Friends! Spring has sprung and it has got me wanting to be surrounded by beautiful botanicals, both indoors and out. So, here I am with a fairly fast and inexpensive way to add a little personal touch to the plants you keep around your place and the vessels that hold them. Let me be clear, I have no idea how to repot a plant, so this plant is literally sitting in its original potter, inside the painted pot. Whatever. This is why I’m in charge of the pretty pot part, people! We all have our strengths.

For this project, you’ll need a few things:

Let’s get started!

Step One: Draw a Regular Polygon, except not.

I’m a big fan of minimal design and easy to recreate crafts. For this planter, I knew I wanted a simple geometric shape as the basis of my pattern, and I love how the triangles turned out.  You can certainly choose from the sea of shapes in the Silhouette Design Store, or you can create a variety of geometric shapes with a little hidden feature set within the Draw a Regular Polygon tool in Silhouette Studio®. The tool’s name is unfortunately misleading, because you can draw so much more than a regular polygon by simply sliding the number of sides higher or lower—SAY WHAT?! I know. So, with my shape sides set to 3, I’ve got myself a triangle. Look at that ‘regular ol’ polygon’ being not-so-regular now.

 

Step Two: Cut & Place Stencil Material Shapes

With your triangle (or chosen shape) sized according to your preference/pot size, set up your cut page in Silhouette Studio® by laying out multiples of your shape onto an 8.5 in. x 11 in. workspace. Tip: The replicate window within Silhouette Studio® will help a lot for quick duplications of shapes. For this project, the triangles I created were about 0.625 in. on a 6.5 in. terra cotta pot. Pots like this can be found at your local home repair/garden shop and are shockingly cheap. I got this one for under $5—my kind of home decor project!

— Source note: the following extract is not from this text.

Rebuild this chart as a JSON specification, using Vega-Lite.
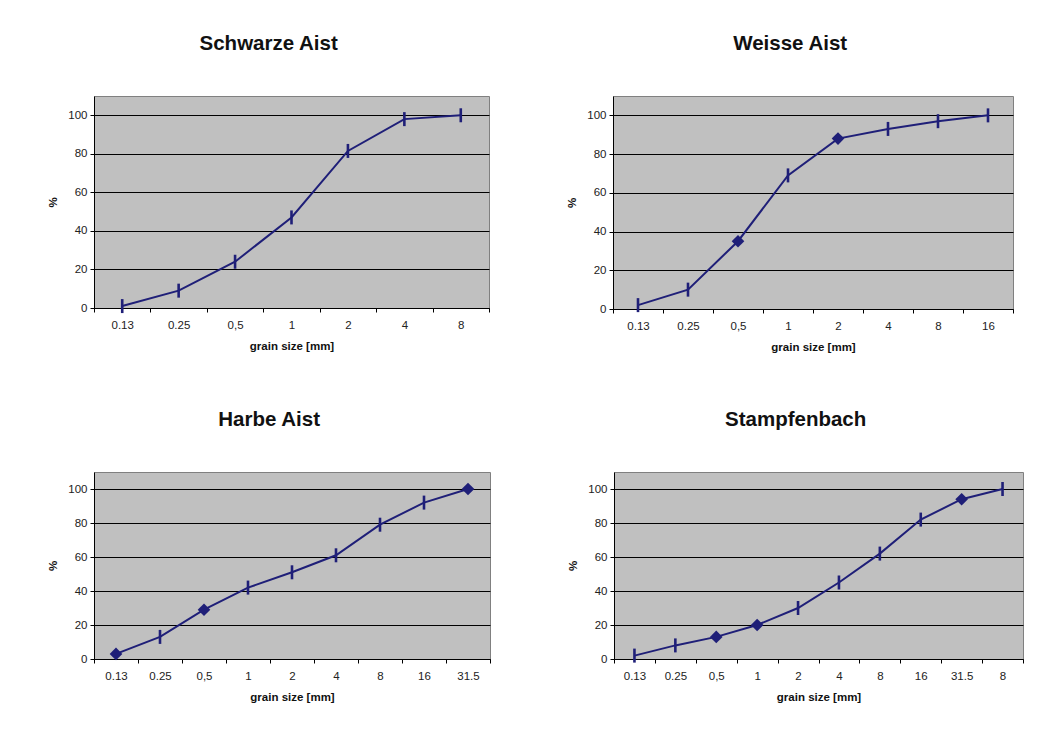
{
  "$schema": "https://vega.github.io/schema/vega-lite/v6.json",
  "padding": {"left": 47, "top": 33, "right": 5, "bottom": 5},
  "background": "white",
  "data": {"values": [
    {"panel": "Schwarze Aist", "size": "0.13", "ord": 1, "pct": 1, "marker": "tick"},
    {"panel": "Schwarze Aist", "size": "0.25", "ord": 2, "pct": 9, "marker": "tick"},
    {"panel": "Schwarze Aist", "size": "0,5", "ord": 3, "pct": 24, "marker": "tick"},
    {"panel": "Schwarze Aist", "size": "1", "ord": 4, "pct": 47, "marker": "tick"},
    {"panel": "Schwarze Aist", "size": "2", "ord": 5, "pct": 81.5, "marker": "tick"},
    {"panel": "Schwarze Aist", "size": "4", "ord": 6, "pct": 98, "marker": "tick"},
    {"panel": "Schwarze Aist", "size": "8", "ord": 7, "pct": 100, "marker": "tick"},
    {"panel": "Weisse Aist", "size": "0.13", "ord": 1, "pct": 2, "marker": "tick"},
    {"panel": "Weisse Aist", "size": "0.25", "ord": 2, "pct": 10, "marker": "tick"},
    {"panel": "Weisse Aist", "size": "0,5", "ord": 3, "pct": 35, "marker": "diamond"},
    {"panel": "Weisse Aist", "size": "1", "ord": 4, "pct": 69, "marker": "tick"},
    {"panel": "Weisse Aist", "size": "2", "ord": 5, "pct": 88, "marker": "diamond"},
    {"panel": "Weisse Aist", "size": "4", "ord": 6, "pct": 93, "marker": "tick"},
    {"panel": "Weisse Aist", "size": "8", "ord": 7, "pct": 97, "marker": "tick"},
    {"panel": "Weisse Aist", "size": "16", "ord": 8, "pct": 100, "marker": "tick"},
    {"panel": "Harbe Aist", "size": "0.13", "ord": 1, "pct": 3, "marker": "diamond"},
    {"panel": "Harbe Aist", "size": "0.25", "ord": 2, "pct": 13, "marker": "tick"},
    {"panel": "Harbe Aist", "size": "0,5", "ord": 3, "pct": 29, "marker": "diamond"},
    {"panel": "Harbe Aist", "size": "1", "ord": 4, "pct": 42, "marker": "tick"},
    {"panel": "Harbe Aist", "size": "2", "ord": 5, "pct": 51, "marker": "tick"},
    {"panel": "Harbe Aist", "size": "4", "ord": 6, "pct": 61, "marker": "tick"},
    {"panel": "Harbe Aist", "size": "8", "ord": 7, "pct": 79, "marker": "tick"},
    {"panel": "Harbe Aist", "size": "16", "ord": 8, "pct": 92, "marker": "tick"},
    {"panel": "Harbe Aist", "size": "31.5", "ord": 9, "pct": 100, "marker": "diamond"},
    {"panel": "Stampfenbach", "size": "0.13", "ord": 1, "pct": 2, "marker": "tick"},
    {"panel": "Stampfenbach", "size": "0.25", "ord": 2, "pct": 8, "marker": "tick"},
    {"panel": "Stampfenbach", "size": "0,5", "ord": 3, "pct": 13, "marker": "diamond"},
    {"panel": "Stampfenbach", "size": "1", "ord": 4, "pct": 20, "marker": "diamond"},
    {"panel": "Stampfenbach", "size": "2", "ord": 5, "pct": 30, "marker": "tick"},
    {"panel": "Stampfenbach", "size": "4", "ord": 6, "pct": 45, "marker": "tick"},
    {"panel": "Stampfenbach", "size": "8", "ord": 7, "pct": 62, "marker": "tick"},
    {"panel": "Stampfenbach", "size": "16", "ord": 8, "pct": 82, "marker": "tick"},
    {"panel": "Stampfenbach", "size": "31.5", "ord": 9, "pct": 94, "marker": "diamond"},
    {"panel": "Stampfenbach", "size": "8b", "ord": 10, "pct": 100, "marker": "tick"}
  ]},
  "config": {
    "font": "Liberation Sans",
    "view": {"fill": "#C0C0C0", "stroke": "#808080", "strokeWidth": 1},
    "title": {"fontSize": 20.5, "fontWeight": "bold", "color": "#111111", "anchor": "middle", "frame": "bounds", "offset": 42},
    "axis": {
      "labelFont": "Liberation Sans", "labelFontSize": 11.5, "labelColor": "#222222",
      "titleFont": "Liberation Sans", "titleFontSize": 11.5, "titleFontWeight": "bold", "titleColor": "#111111",
      "domainColor": "#000000", "tickColor": "#000000", "tickSize": 4, "gridColor": "#000000", "gridWidth": 1, "gridOpacity": 1
    },
    "axisX": {"labelPadding": 7, "titlePadding": 10, "grid": false, "labelAngle": 0, "tickBand": "extent"},
    "axisY": {"labelPadding": 3, "titlePadding": 9, "grid": true, "values": [0, 20, 40, 60, 80, 100]}
  },
  "spacing": 55,
  "vconcat": [
    {
      "spacing": 76,
      "hconcat": [
        {
          "title": "Schwarze Aist",
          "width": 395, "height": 212,
          "transform": [{"filter": "datum.panel == 'Schwarze Aist'"}],
          "encoding": {
            "x": {"field": "size", "type": "ordinal", "sort": {"field": "ord"}, "scale": {"type": "band", "paddingInner": 0, "paddingOuter": 0}, "title": "grain size [mm]"},
            "y": {"field": "pct", "type": "quantitative", "scale": {"domain": [0, 110], "nice": false}, "title": "%"}
          },
          "layer": [
            {"mark": {"type": "line", "color": "#1f1f78", "strokeWidth": 2}},
            {"transform": [{"filter": "datum.marker == 'tick'"}], "mark": {"type": "point", "shape": "M0,-1L0,1", "size": 196, "filled": false, "stroke": "#1f1f78", "strokeWidth": 2.6, "opacity": 1}},
            {"transform": [{"filter": "datum.marker == 'diamond'"}], "mark": {"type": "point", "shape": "diamond", "size": 160, "filled": true, "color": "#1f1f78", "opacity": 1}}
          ]
        },
        {
          "title": "Weisse Aist",
          "width": 400, "height": 213,
          "transform": [{"filter": "datum.panel == 'Weisse Aist'"}],
          "encoding": {
            "x": {"field": "size", "type": "ordinal", "sort": {"field": "ord"}, "scale": {"type": "band", "paddingInner": 0, "paddingOuter": 0}, "title": "grain size [mm]"},
            "y": {"field": "pct", "type": "quantitative", "scale": {"domain": [0, 110], "nice": false}, "title": "%"}
          },
          "layer": [
            {"mark": {"type": "line", "color": "#1f1f78", "strokeWidth": 2}},
            {"transform": [{"filter": "datum.marker == 'tick'"}], "mark": {"type": "point", "shape": "M0,-1L0,1", "size": 196, "filled": false, "stroke": "#1f1f78", "strokeWidth": 2.6, "opacity": 1}},
            {"transform": [{"filter": "datum.marker == 'diamond'"}], "mark": {"type": "point", "shape": "diamond", "size": 160, "filled": true, "color": "#1f1f78", "opacity": 1}}
          ]
        }
      ]
    },
    {
      "spacing": 76,
      "hconcat": [
        {
          "title": "Harbe Aist",
          "width": 396, "height": 187,
          "transform": [{"filter": "datum.panel == 'Harbe Aist'"}],
          "encoding": {
            "x": {"field": "size", "type": "ordinal", "sort": {"field": "ord"}, "scale": {"type": "band", "paddingInner": 0, "paddingOuter": 0}, "title": "grain size [mm]"},
            "y": {"field": "pct", "type": "quantitative", "scale": {"domain": [0, 110], "nice": false}, "title": "%"}
          },
          "layer": [
            {"mark": {"type": "line", "color": "#1f1f78", "strokeWidth": 2}},
            {"transform": [{"filter": "datum.marker == 'tick'"}], "mark": {"type": "point", "shape": "M0,-1L0,1", "size": 196, "filled": false, "stroke": "#1f1f78", "strokeWidth": 2.6, "opacity": 1}},
            {"transform": [{"filter": "datum.marker == 'diamond'"}], "mark": {"type": "point", "shape": "diamond", "size": 160, "filled": true, "color": "#1f1f78", "opacity": 1}}
          ]
        },
        {
          "title": "Stampfenbach",
          "width": 409, "height": 187,
          "transform": [{"filter": "datum.panel == 'Stampfenbach'"}],
          "encoding": {
            "x": {"field": "size", "type": "ordinal", "sort": {"field": "ord"}, "scale": {"type": "band", "paddingInner": 0, "paddingOuter": 0}, "title": "grain size [mm]", "axis": {"labelExpr": "datum.label == '8b' ? '8' : datum.label"}},
            "y": {"field": "pct", "type": "quantitative", "scale": {"domain": [0, 110], "nice": false}, "title": "%"}
          },
          "layer": [
            {"mark": {"type": "line", "color": "#1f1f78", "strokeWidth": 2}},
            {"transform": [{"filter": "datum.marker == 'tick'"}], "mark": {"type": "point", "shape": "M0,-1L0,1", "size": 196, "filled": false, "stroke": "#1f1f78", "strokeWidth": 2.6, "opacity": 1}},
            {"transform": [{"filter": "datum.marker == 'diamond'"}], "mark": {"type": "point", "shape": "diamond", "size": 160, "filled": true, "color": "#1f1f78", "opacity": 1}}
          ]
        }
      ]
    }
  ]
}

Feed an adhesive stencil sheet through your CAMEO or Portrait, blue side up (I like to put mine on a cutting mat first.) With the appropriate material setting chosen in your cut settings window (recommended blade setting of 3,) send your shapes to cut! Once the stencil shapes are cut out, you’ll want to place your shapes onto the face of the pot in whatever fashion you choose. I went with a confetti feel.

Step Three: Paint & Peel

Now, a couple tips here! I actually made two of these: one where I added the shapes directly to an unpainted pot, thus allowing the shapes themselves to be the raw terra cotta in the end, and one where I painted the entire pot a metallic copper first. Once that paint color had dried, I applied the stencil pieces on top individually and painted over the stencil bits, covering the center portion of the pot with a couple coats of white paint. With this route, your shapes will be the underlying color (copper, in my case) like the rim of the pot.

(Pssst… If you’re like, ‘yo, hold the paint’—I’ve got you. This project can be similarly replicated by cutting vinyl/gold foil shapes and then applying them directly to the pot like stickers, without the added mess.)

So. Many. Possibilities.

There you have it! Whichever route you want to take, you’ll end up with a homemade pot to cradle your plant-baby in while you cross your fingers hoping that you don’t kill this one, too. Team Succulents for life… or death—wherever you fall on that green-thumb spectrum. I would rather have my thumbs covered in paint.

What are your favorite house plants?